Beyond Shared Hierarchies: Deep Multitask Learning through Soft Layer Ordering

Authors: Elliot Meyerson, Risto Miikkulainen

ICLR 2018 | Conference PDF | Archive PDF | Plain Text | LLM Run Details

Reproducibility Variable Result LLM Response
Research Type Experimental In a suite of experiments, soft ordering is shown to improve performance over single-task learning as well as over fixed order deep MTL methods. These experiments evaluate soft ordering against fixed ordering MTL and single-task learning. The first experiment applies them to intuitively related MNIST tasks, the second to superficially unrelated UCI tasks, the third to the real-world problem of Omniglot character recognition, and the fourth to large-scale facial attribute recognition.
Researcher Affiliation Collaboration Elliot Meyerson & Risto Miikkulainen The University of Texas at Austin and Sentient Technologies, Inc. {ekm, risto}@cs.utexas.edu
Pseudocode No The paper does not contain any pseudocode or clearly labeled algorithm blocks.
Open Source Code No The paper mentions using Keras and TensorFlow frameworks but does not provide a link or explicit statement about releasing its own source code for the methodology described.
Open Datasets Yes The Omniglot dataset (Lake et al., 2015), MNIST hand-written digit dataset, UCI classification data sets (Lichman, 2013), and Celeb A dataset (Liu et al., 2015b) are all well-known public datasets and are cited appropriately.
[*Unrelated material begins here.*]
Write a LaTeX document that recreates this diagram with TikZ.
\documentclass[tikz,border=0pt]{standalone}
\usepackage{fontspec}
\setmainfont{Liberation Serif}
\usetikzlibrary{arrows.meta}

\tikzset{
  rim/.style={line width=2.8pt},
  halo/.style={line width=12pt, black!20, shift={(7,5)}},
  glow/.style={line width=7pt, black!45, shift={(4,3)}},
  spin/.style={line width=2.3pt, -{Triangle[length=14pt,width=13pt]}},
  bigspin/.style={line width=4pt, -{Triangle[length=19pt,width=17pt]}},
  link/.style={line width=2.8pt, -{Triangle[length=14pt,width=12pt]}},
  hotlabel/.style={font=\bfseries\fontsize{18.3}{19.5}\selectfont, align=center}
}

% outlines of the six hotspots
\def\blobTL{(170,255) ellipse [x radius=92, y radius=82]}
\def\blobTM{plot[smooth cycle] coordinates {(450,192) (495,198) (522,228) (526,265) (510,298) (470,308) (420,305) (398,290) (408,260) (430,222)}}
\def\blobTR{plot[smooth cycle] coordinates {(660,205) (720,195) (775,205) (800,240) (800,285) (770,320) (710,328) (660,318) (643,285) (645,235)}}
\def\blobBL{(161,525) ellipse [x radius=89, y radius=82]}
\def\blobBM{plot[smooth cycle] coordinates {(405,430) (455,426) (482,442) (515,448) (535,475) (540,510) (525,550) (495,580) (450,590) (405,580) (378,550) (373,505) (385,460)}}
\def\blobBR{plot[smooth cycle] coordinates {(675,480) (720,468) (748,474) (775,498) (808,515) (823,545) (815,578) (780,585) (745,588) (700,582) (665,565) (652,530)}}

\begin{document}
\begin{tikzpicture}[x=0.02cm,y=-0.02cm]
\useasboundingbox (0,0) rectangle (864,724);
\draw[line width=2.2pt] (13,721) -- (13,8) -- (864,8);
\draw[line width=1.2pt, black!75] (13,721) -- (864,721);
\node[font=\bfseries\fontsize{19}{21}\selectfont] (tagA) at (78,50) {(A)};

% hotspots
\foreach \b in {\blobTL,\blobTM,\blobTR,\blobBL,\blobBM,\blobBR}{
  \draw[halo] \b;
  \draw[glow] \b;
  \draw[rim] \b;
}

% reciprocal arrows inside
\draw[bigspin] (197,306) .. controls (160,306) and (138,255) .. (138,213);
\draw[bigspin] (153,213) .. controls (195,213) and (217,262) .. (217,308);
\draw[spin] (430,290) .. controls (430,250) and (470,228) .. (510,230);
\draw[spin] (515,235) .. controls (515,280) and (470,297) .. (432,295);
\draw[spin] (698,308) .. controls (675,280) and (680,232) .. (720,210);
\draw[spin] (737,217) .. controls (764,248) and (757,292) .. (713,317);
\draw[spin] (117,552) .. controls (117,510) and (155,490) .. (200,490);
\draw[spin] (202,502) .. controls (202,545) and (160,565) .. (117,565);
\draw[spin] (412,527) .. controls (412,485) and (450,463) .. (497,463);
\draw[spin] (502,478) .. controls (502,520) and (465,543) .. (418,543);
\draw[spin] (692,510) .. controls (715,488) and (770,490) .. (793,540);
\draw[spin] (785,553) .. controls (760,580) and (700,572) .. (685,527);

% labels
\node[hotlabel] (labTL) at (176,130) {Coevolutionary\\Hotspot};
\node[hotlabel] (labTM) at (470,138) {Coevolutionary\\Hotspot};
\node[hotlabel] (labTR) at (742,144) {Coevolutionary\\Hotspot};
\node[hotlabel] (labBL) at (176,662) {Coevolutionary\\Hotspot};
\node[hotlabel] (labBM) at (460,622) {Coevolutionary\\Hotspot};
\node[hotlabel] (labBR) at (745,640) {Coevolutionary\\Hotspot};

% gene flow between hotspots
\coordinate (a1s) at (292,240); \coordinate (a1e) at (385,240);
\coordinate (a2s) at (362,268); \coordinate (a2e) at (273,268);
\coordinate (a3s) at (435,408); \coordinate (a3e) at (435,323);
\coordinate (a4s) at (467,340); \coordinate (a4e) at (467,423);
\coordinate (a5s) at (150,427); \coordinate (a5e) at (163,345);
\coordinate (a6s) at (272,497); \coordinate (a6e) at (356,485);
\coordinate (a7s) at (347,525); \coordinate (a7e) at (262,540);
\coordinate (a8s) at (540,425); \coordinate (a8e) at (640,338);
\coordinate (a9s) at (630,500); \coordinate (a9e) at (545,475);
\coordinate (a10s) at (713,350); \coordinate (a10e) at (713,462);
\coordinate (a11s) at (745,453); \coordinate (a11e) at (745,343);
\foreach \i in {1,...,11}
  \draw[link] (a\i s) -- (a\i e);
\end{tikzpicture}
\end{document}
Dataset Splits Yes For UCI, "training and validation data were created by a random 80-20 split." For Omniglot, "Train/test splits are created in the same way as previous work (Yang and Hospedales, 2017), using 10% or 20% of data for testing." For Celeb A, "The training, validation, and test splits provided by Liu et al. (2015b) were used. There are 160K images for training, 20K for validation, and 20K for testing."
Hardware Specification No The paper does not provide specific details about the hardware used for the experiments, such as GPU models, CPU types, or memory specifications.
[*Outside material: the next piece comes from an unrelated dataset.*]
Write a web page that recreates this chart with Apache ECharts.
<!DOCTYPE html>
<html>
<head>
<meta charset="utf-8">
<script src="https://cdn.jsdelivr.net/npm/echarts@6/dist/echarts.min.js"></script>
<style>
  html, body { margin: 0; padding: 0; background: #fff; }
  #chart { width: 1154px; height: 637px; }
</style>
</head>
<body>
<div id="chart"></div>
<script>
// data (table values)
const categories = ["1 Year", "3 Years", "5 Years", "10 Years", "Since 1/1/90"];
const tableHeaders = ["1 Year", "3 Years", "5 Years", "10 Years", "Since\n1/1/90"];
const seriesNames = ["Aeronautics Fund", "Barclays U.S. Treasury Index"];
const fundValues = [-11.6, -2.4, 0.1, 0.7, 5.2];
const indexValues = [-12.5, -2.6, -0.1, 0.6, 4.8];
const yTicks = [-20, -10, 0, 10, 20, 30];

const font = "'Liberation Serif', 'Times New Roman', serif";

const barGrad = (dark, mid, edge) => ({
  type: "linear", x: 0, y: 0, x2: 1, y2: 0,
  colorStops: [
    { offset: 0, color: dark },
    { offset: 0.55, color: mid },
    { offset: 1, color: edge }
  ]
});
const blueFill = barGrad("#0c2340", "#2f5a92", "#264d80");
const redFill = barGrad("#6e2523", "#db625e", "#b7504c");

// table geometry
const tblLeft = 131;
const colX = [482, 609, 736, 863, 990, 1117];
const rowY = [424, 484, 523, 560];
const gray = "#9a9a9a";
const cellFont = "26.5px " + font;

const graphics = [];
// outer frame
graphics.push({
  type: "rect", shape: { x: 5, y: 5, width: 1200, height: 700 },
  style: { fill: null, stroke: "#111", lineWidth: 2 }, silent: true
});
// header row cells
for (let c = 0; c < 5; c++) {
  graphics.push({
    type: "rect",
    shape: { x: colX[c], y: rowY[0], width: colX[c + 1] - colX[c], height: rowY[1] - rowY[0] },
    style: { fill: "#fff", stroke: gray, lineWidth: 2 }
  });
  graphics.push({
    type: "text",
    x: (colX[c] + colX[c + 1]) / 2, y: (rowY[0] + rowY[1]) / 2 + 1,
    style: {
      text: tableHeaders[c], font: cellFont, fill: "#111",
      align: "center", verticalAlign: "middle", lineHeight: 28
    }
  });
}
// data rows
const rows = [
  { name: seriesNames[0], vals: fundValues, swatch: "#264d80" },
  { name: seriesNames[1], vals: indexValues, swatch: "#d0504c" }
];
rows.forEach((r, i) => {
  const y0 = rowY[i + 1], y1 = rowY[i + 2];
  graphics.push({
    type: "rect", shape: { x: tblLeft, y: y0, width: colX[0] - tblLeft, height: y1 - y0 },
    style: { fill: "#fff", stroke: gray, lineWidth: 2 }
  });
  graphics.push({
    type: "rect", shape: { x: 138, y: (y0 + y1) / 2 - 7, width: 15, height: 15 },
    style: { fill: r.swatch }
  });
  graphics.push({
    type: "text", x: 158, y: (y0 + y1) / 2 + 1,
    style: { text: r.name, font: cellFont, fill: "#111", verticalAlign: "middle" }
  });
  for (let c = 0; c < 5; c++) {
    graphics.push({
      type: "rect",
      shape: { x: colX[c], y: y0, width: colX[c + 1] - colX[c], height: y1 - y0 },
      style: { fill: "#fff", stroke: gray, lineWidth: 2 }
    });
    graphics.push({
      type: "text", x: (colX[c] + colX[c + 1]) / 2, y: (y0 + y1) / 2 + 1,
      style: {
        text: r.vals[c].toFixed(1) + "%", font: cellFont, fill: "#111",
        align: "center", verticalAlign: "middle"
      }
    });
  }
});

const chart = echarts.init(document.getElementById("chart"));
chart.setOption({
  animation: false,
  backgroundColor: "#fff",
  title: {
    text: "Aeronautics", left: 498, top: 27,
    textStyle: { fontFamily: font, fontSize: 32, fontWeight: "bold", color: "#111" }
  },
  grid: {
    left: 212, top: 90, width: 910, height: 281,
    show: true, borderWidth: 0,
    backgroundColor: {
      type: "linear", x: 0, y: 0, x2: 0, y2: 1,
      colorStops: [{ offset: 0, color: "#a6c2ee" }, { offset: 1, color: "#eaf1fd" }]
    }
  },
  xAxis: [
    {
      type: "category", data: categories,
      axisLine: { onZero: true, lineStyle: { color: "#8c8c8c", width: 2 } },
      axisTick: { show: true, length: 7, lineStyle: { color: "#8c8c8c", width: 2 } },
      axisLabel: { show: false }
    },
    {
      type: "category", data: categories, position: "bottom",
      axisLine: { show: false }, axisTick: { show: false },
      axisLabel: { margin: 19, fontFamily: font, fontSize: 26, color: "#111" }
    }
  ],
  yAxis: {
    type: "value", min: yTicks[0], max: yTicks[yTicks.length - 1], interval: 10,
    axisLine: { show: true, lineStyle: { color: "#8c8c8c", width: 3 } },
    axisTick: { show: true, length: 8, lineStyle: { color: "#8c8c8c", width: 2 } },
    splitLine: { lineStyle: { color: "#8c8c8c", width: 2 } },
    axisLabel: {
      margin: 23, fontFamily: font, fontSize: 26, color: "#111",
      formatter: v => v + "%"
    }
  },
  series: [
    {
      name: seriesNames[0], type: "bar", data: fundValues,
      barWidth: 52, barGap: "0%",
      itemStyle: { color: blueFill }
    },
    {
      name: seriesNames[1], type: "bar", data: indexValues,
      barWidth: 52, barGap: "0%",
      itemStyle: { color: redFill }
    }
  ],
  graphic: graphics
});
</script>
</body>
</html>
Software Dependencies No The paper states: "All experiments were run with the Keras deep learning framework Chollet et al. (2015), using the Tensorflow backend (Abadi et al., 2015)." However, it does not specify the version numbers for Keras or TensorFlow, which are required for reproducibility.
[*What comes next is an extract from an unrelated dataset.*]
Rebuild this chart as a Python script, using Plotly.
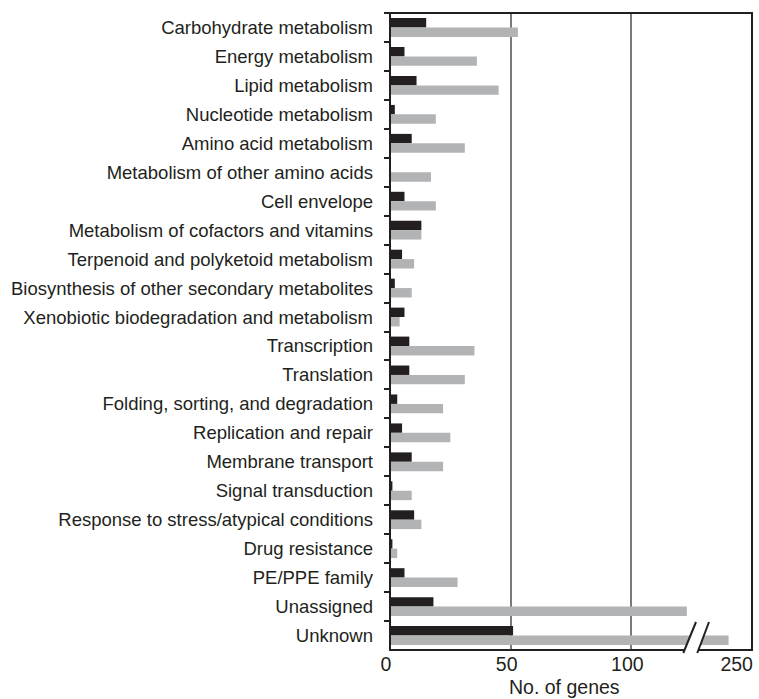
import plotly.graph_objects as go

# Functional categories, top to bottom
categories = [
    "Carbohydrate metabolism",
    "Energy metabolism",
    "Lipid metabolism",
    "Nucleotide metabolism",
    "Amino acid metabolism",
    "Metabolism of other amino acids",
    "Cell envelope",
    "Metabolism of cofactors and vitamins",
    "Terpenoid and polyketoid metabolism",
    "Biosynthesis of other secondary metabolites",
    "Xenobiotic biodegradation and metabolism",
    "Transcription",
    "Translation",
    "Folding, sorting, and degradation",
    "Replication and repair",
    "Membrane transport",
    "Signal transduction",
    "Response to stress/atypical conditions",
    "Drug resistance",
    "PE/PPE family",
    "Unassigned",
    "Unknown",
]

# Gene counts per category for the two groups
dark_counts = [15, 6, 11, 2, 9, 0, 6, 13, 5, 2, 6, 8, 8, 3, 5, 9, 1, 10, 1, 6, 18, 51]
grey_counts = [53, 36, 45, 19, 31, 17, 19, 13, 10, 9, 4, 35, 31, 22, 25, 22, 9, 13, 3, 28, 123, 245]

# Broken x axis: low segment and high segment
low_ticks = [0, 50, 100]
high_ticks = [250]
low_range = [0, 126.8]
high_range = [231.5, 254.7]

DARK = "#231f20"
GREY = "#b2b3b5"
FONT = "Liberation Sans, Arial, Helvetica, sans-serif"

split = 0.8453  # paper position of the axis break

fig = go.Figure()
for xa in ("x", "x2"):
    fig.add_trace(go.Bar(y=categories, x=dark_counts, orientation="h",
                         marker=dict(color=DARK, line=dict(width=0)),
                         xaxis=xa, yaxis="y", showlegend=False))
    fig.add_trace(go.Bar(y=categories, x=grey_counts, orientation="h",
                         marker=dict(color=GREY, line=dict(width=0)),
                         xaxis=xa, yaxis="y", showlegend=False))

axis_common = dict(
    showline=False, zeroline=False, ticks="",
    gridcolor="#7a7a7a", gridwidth=1.5,
    tickfont=dict(family=FONT, size=19.5, color=DARK),
    ticklabelshift=-4,
)

fig.update_layout(
    width=759, height=699,
    margin=dict(l=390, r=7, t=13, b=49),
    paper_bgcolor="white", plot_bgcolor="white",
    barmode="group", bargap=0.35, bargroupgap=0,
    xaxis=dict(domain=[0, split], range=low_range, tickvals=low_ticks,
               anchor="y", showgrid=True, **axis_common),
    xaxis2=dict(domain=[split, 1], range=high_range, tickvals=high_ticks,
                anchor="y", showgrid=False, **axis_common),
    yaxis=dict(type="category", categoryorder="array", categoryarray=categories,
               autorange="reversed", showgrid=False, zeroline=False,
               showline=False, ticks="outside", tickson="boundaries",
               ticklen=5, tickwidth=2, tickcolor=DARK, ticklabelstandoff=16,
               tickfont=dict(family=FONT, size=18.5, color=DARK)),
    annotations=[dict(text="No. of genes", xref="paper", yref="paper",
                      x=0.483, y=-0.037, xanchor="center", yanchor="top",
                      showarrow=False,
                      font=dict(family=FONT, size=19.5, color=DARK))],
)

# Plot frame
fig.add_shape(type="rect", xref="paper", yref="paper", x0=0, x1=1, y0=0, y1=1,
              line=dict(color=DARK, width=2), layer="above")

# Axis break: white gap bounded by two slashes
px_w, px_h = 362.0, 637.0
def px(dx):
    return dx / px_w
def py(dy):
    return dy / px_h

yb, yt = py(-3), py(28)
b1 = split - px(12.7)
t1 = split + px(0)
b2 = split + px(1.3)
t2 = split + px(13)
fig.add_shape(type="path", xref="paper", yref="paper",
              path=f"M {b1},{yb} L {t1},{yt} L {t2},{yt} L {b2},{yb} Z",
              fillcolor="white", line=dict(width=0), layer="above")
for xb, xt in ((b1, t1), (b2, t2)):
    fig.add_shape(type="line", xref="paper", yref="paper",
                  x0=xb, y0=yb, x1=xt, y1=yt,
                  line=dict(color=DARK, width=2), layer="above")

fig.write_html("out.html")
Experiment Setup Yes The paper provides specific experimental setup details: "A dropout rate of 0.5 was applied at the output of each core layer." (MNIST, Omniglot, Celeb A) and "A dropout rate of 0.8 was applied at the output of each core layer." (UCI). For MNIST, "Each setup was trained for 20K iterations, with each batch consisting of 64 samples for each task." For Celeb A, "The experiments used a batch size of 32. After validation loss converges via Adam, models are trained with RMSProp with learning rate 1e-5." It also states, "Cross-entropy loss was used for all classification tasks." and "Mean squared error was used as the training loss."